Air travel in America has become such an ordeal.....you have to remove your shoes, limit your carry-on bags, store your liquids in a Ziploc baggie and they have to be a certain size, pay to check a suitcase. And, on top of that you have to get to the airport two hours before your departure.
My husband and I are not world travelers, yet it seems that we experience "road blocks" every time we fly. Last night we were booked on a Delta flight from Wilmington, NC to Chicago with a stop for a connecting flight in Atlanta, GA. We arrived at the Wilmington airport in plenty of time to check in and go through security. We didn't check bags because we packed our clothes for four days into a small duffel bag like Italians casing homemade sausage.
We thought we had the right size toothpaste, but the "toiletry police" gave us the option of checking our paste or throwing it away. After rolling up our pants and underwear like perm rods from the eighties, I didn't think it would be prudent to "check" the toothpaste, but now that I think about it, I should have told the woman that "Yes, would you please put my two ounce tube of toothpaste in the baggage area underneath the plane and I will pick it up in Chicago." Now that would have been funny! I will have to try that next time.
OK, so we get through all the procedures and we waited for our plane to board. It was raining and overcast in Wilmington and our flight was delayed about thirty minutes. That meant we didn't arrive in Atlanta on time, but we thought that our connecting flight would be delayed too since it was raining there as well. Or, we hoped that the plane might be held for the dozen or so passengers that had to get to Chicago.
NOT!
We got to the gate and the plane was there, but Delta had closed the door already. They said we would have to fly standby on the next flight which was also the last one out that night. If we didn't make that one, we would have to spend the night in Atlanta and fly out the next day.
"We have five kids," we told the Delta people at the gate. They didn't really care about that. They told us to go to their customer service counter and take it up with them.
We joined thirty or so other disgruntled Delta customers at the counter and waited our turn to talk to a customer service agent. They had a live person with a half moon smile and starry eyes at the end of the line who pointed to a roped off area that reminded me of the zig and zag lines at Disney World. This half moon smiley person said we would have to pick up one of the 40 phones behind her and wait for the next available operator (who I was sure would be in a land far far away).

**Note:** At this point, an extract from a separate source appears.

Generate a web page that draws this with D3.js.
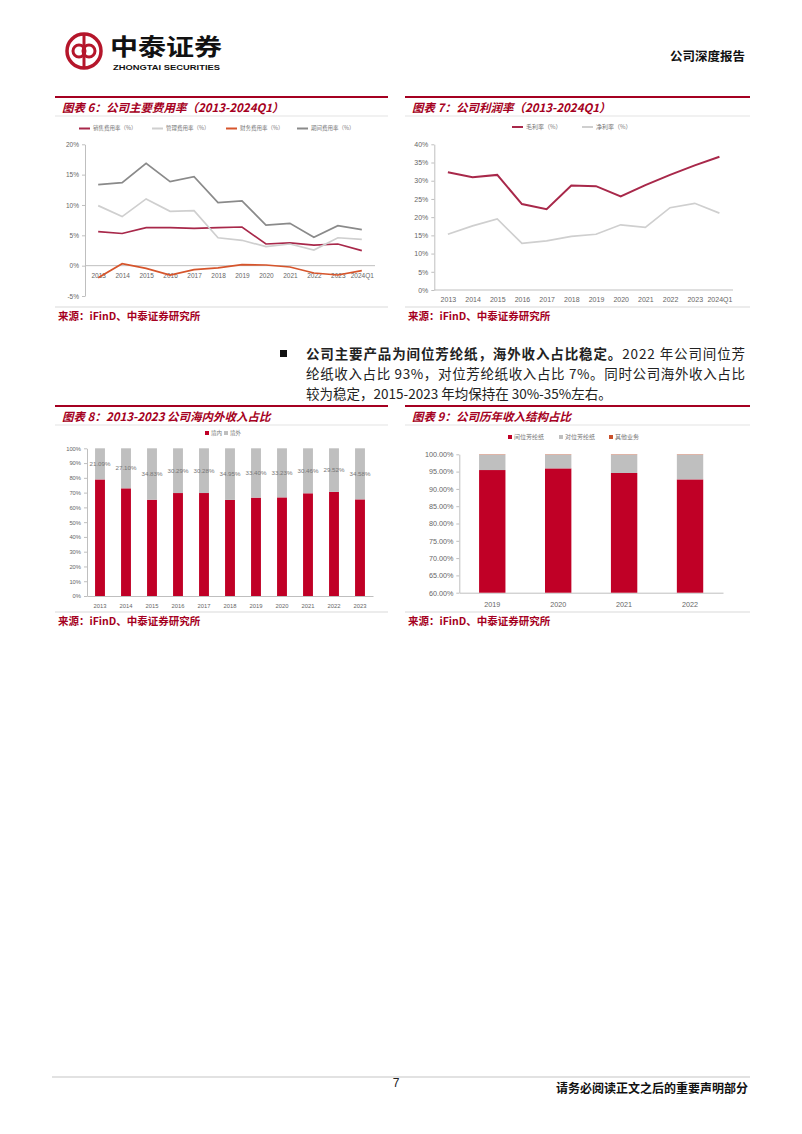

I waited in line, picked up the phone, and waited about fifteen minutes longer until a customer service agent picked up the phone. I told her that my husband and I NEEDED to get to Chicago that night and not the next day because we have five minor children at home and (She cut me off mid-sentence, which didn't make me feel very warm and sunshiney inside). She said that I would be on stand-by with the other Chicago bound passengers on a fully booked flight. She couldn't guarantee me a seat on that flight, but I would have a confirmed seat on a flight out the next day at 10:30 a.m. (Which did me no good whatsoever).
I tried to tell her again about our orphaned children at home......(she kept talking). I asked her if she had ever seen the movie "Home Alone?"
"Do you know who Macaulay Culkin is? Do you want to be responsible for that?" The woman kept repeating the same thing over and over as if she were a recording about no seats on the flight and standby and tomorrow at 10:30.
Now I was ticked. Not only was I stuck in Atlanta when I started out in North Carolina and why in the world Delta would fly us south to go north was beyond my ability to comprehend, but now this woman was totally ignoring my dilemma.
I asked her how she could listen to me when she was doing all the talking. She kept talking. I asked again, only a bit louder. She kept repeating herself. I asked one more time and this time I was determined to be heard and I blurted out all the frustrations of the day and how it was the responsibility of the airline to make sure that their connecting flight information is supplied to their employees (our flight attendant said he had no information on our connecting flight) and that they had a duty to get their paying customers from point A to point B on time and that there was no reason for them to let that plane leave 120 seconds before the dozen passengers from their own connecting flight were able to get there.
She hung up on me.
UGH! My husband was standing near me and three other dissatisfied Delta customers were giving him the thumbs up and saying, "Yeah, we agree with everything she just said."
I was feeling slightly embarrassed and definitely like Delta still had not heard me out. I wish people who work in customer service would realize that LISTENING is a skill that can be learned. The problem may still be there, but when you listen to the one who has it, at least they have the satisfaction of knowing that they have been heard.
Well, we made our flight. We were the last two people to board and they shut the door leaving seven other Chicagoans in Atlanta for the night. I was happy for us, but I really felt bad for them.